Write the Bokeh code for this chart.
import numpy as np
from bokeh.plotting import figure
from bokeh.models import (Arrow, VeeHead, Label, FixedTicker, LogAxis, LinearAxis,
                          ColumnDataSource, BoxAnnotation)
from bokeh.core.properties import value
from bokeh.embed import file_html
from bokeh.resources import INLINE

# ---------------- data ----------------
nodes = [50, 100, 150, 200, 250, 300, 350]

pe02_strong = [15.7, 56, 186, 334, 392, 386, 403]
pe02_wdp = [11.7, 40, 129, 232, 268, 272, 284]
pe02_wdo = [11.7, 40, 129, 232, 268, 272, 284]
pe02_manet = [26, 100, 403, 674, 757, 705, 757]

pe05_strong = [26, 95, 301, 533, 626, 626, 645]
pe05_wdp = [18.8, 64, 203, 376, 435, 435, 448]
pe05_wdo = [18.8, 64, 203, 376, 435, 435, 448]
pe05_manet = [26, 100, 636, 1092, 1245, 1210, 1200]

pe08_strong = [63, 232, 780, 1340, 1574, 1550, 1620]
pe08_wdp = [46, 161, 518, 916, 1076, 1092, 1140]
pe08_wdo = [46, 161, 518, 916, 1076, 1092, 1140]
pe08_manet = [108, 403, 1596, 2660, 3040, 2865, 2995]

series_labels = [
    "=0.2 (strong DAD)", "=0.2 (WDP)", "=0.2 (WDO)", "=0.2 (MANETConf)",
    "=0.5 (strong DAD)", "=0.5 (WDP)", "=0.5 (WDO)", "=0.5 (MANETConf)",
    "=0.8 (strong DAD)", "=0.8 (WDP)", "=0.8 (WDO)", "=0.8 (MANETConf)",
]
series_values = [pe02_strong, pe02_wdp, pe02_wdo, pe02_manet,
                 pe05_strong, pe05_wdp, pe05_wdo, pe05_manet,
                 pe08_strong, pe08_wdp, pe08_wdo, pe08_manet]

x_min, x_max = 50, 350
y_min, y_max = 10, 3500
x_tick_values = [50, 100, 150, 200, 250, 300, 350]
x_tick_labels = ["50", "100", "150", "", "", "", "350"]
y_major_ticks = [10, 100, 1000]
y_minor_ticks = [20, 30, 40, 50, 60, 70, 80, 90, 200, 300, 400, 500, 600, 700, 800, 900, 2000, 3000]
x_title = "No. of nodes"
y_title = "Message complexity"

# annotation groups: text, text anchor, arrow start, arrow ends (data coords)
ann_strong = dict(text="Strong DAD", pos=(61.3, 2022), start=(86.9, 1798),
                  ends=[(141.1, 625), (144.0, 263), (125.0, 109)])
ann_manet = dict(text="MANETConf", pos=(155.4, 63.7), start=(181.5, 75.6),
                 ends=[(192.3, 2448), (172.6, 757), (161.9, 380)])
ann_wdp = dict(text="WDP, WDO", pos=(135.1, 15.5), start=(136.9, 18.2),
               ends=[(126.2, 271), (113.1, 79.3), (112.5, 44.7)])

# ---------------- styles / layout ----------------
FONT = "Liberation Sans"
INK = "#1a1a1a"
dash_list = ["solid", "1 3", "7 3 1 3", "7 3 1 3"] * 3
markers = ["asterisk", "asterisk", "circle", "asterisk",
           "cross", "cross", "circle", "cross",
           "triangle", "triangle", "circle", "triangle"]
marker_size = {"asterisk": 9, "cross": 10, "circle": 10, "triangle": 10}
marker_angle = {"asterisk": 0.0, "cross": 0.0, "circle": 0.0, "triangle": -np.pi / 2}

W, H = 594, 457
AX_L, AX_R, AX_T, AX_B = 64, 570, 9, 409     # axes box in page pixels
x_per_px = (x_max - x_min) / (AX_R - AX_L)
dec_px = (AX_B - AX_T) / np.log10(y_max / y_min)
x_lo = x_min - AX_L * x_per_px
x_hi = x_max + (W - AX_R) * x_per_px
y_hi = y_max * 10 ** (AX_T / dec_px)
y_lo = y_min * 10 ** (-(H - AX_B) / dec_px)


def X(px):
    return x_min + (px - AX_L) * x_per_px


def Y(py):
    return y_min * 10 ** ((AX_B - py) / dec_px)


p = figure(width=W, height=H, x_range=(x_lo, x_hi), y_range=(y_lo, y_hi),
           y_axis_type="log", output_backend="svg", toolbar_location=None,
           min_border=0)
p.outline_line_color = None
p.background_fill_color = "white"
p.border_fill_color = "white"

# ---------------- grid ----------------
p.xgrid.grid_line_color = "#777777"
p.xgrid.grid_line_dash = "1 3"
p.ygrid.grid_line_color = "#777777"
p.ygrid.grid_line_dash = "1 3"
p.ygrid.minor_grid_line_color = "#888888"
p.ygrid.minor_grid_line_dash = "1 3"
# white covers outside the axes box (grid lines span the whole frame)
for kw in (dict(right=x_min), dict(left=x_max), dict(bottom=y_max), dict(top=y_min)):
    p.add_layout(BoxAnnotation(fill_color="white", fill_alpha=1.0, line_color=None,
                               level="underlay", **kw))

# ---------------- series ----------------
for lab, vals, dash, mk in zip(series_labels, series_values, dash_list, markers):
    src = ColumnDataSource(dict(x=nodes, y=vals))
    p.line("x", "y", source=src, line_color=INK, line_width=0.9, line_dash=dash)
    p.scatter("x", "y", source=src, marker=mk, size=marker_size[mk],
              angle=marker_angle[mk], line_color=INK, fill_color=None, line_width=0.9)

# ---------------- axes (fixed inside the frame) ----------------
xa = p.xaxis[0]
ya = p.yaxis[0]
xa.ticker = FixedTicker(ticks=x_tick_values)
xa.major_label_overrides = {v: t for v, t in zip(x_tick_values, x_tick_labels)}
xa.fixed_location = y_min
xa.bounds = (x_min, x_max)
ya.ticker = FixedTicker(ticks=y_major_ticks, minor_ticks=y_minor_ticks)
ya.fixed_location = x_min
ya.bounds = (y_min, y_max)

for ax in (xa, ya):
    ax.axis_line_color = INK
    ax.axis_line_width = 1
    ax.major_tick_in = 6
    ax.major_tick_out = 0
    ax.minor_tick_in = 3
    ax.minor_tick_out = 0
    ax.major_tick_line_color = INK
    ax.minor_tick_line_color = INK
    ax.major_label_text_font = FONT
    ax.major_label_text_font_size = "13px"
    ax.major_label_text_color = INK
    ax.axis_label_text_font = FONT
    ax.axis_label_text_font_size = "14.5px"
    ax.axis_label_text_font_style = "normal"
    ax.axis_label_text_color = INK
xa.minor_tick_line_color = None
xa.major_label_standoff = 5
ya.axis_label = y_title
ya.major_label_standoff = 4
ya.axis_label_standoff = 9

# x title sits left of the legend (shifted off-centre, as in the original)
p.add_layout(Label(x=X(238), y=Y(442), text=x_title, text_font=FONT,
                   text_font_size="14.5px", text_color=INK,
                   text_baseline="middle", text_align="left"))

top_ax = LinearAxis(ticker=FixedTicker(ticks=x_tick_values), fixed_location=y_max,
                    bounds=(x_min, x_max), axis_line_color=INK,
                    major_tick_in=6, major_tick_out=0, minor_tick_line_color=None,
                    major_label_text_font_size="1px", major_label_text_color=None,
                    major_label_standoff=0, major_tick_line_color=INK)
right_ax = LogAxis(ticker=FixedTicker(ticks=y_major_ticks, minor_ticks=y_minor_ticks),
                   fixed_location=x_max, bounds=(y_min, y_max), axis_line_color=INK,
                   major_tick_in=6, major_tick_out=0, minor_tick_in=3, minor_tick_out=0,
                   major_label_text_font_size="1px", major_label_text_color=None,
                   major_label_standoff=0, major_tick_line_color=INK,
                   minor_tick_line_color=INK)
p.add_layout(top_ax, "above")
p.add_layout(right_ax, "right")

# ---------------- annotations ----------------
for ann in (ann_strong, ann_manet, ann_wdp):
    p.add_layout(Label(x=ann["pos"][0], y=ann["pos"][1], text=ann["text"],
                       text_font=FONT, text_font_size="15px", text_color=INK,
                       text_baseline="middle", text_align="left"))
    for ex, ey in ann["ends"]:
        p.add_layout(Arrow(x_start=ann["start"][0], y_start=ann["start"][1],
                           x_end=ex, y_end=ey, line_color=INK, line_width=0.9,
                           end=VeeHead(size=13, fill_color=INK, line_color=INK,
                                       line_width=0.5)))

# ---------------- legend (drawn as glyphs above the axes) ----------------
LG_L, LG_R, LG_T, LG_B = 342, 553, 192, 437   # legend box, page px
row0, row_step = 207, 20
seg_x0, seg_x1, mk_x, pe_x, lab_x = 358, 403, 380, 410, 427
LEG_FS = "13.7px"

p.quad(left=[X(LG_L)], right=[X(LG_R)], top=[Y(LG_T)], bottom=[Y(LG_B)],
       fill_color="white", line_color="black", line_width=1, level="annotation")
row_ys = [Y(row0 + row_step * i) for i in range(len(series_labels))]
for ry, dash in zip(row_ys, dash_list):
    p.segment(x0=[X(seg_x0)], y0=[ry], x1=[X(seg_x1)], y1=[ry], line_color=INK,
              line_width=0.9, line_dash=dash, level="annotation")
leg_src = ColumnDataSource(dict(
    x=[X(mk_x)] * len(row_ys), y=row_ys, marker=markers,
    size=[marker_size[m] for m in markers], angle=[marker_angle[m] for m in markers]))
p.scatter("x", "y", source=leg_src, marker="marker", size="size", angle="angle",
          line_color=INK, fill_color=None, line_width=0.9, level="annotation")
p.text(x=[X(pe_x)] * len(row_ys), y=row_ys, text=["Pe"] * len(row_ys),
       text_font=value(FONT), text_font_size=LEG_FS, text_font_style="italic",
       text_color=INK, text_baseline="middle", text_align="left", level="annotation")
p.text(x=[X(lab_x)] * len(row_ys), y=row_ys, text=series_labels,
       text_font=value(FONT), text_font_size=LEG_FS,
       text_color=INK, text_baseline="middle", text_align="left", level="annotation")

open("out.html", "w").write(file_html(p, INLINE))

··········

Starting at the first line of the listing, retype every line up to and including the one with "pe08_manet = [108, 403, 1596, 2660, 3040, 2865, 2995]".

__Answer to the task__:
Write the Bokeh code for this chart.
import numpy as np
from bokeh.plotting import figure
from bokeh.models import (Arrow, VeeHead, Label, FixedTicker, LogAxis, LinearAxis,
                          ColumnDataSource, BoxAnnotation)
from bokeh.core.properties import value
from bokeh.embed import file_html
from bokeh.resources import INLINE

# ---------------- data ----------------
nodes = [50, 100, 150, 200, 250, 300, 350]

pe02_strong = [15.7, 56, 186, 334, 392, 386, 403]
pe02_wdp = [11.7, 40, 129, 232, 268, 272, 284]
pe02_wdo = [11.7, 40, 129, 232, 268, 272, 284]
pe02_manet = [26, 100, 403, 674, 757, 705, 757]

pe05_strong = [26, 95, 301, 533, 626, 626, 645]
pe05_wdp = [18.8, 64, 203, 376, 435, 435, 448]
pe05_wdo = [18.8, 64, 203, 376, 435, 435, 448]
pe05_manet = [26, 100, 636, 1092, 1245, 1210, 1200]

pe08_strong = [63, 232, 780, 1340, 1574, 1550, 1620]
pe08_wdp = [46, 161, 518, 916, 1076, 1092, 1140]
pe08_wdo = [46, 161, 518, 916, 1076, 1092, 1140]
pe08_manet = [108, 403, 1596, 2660, 3040, 2865, 2995]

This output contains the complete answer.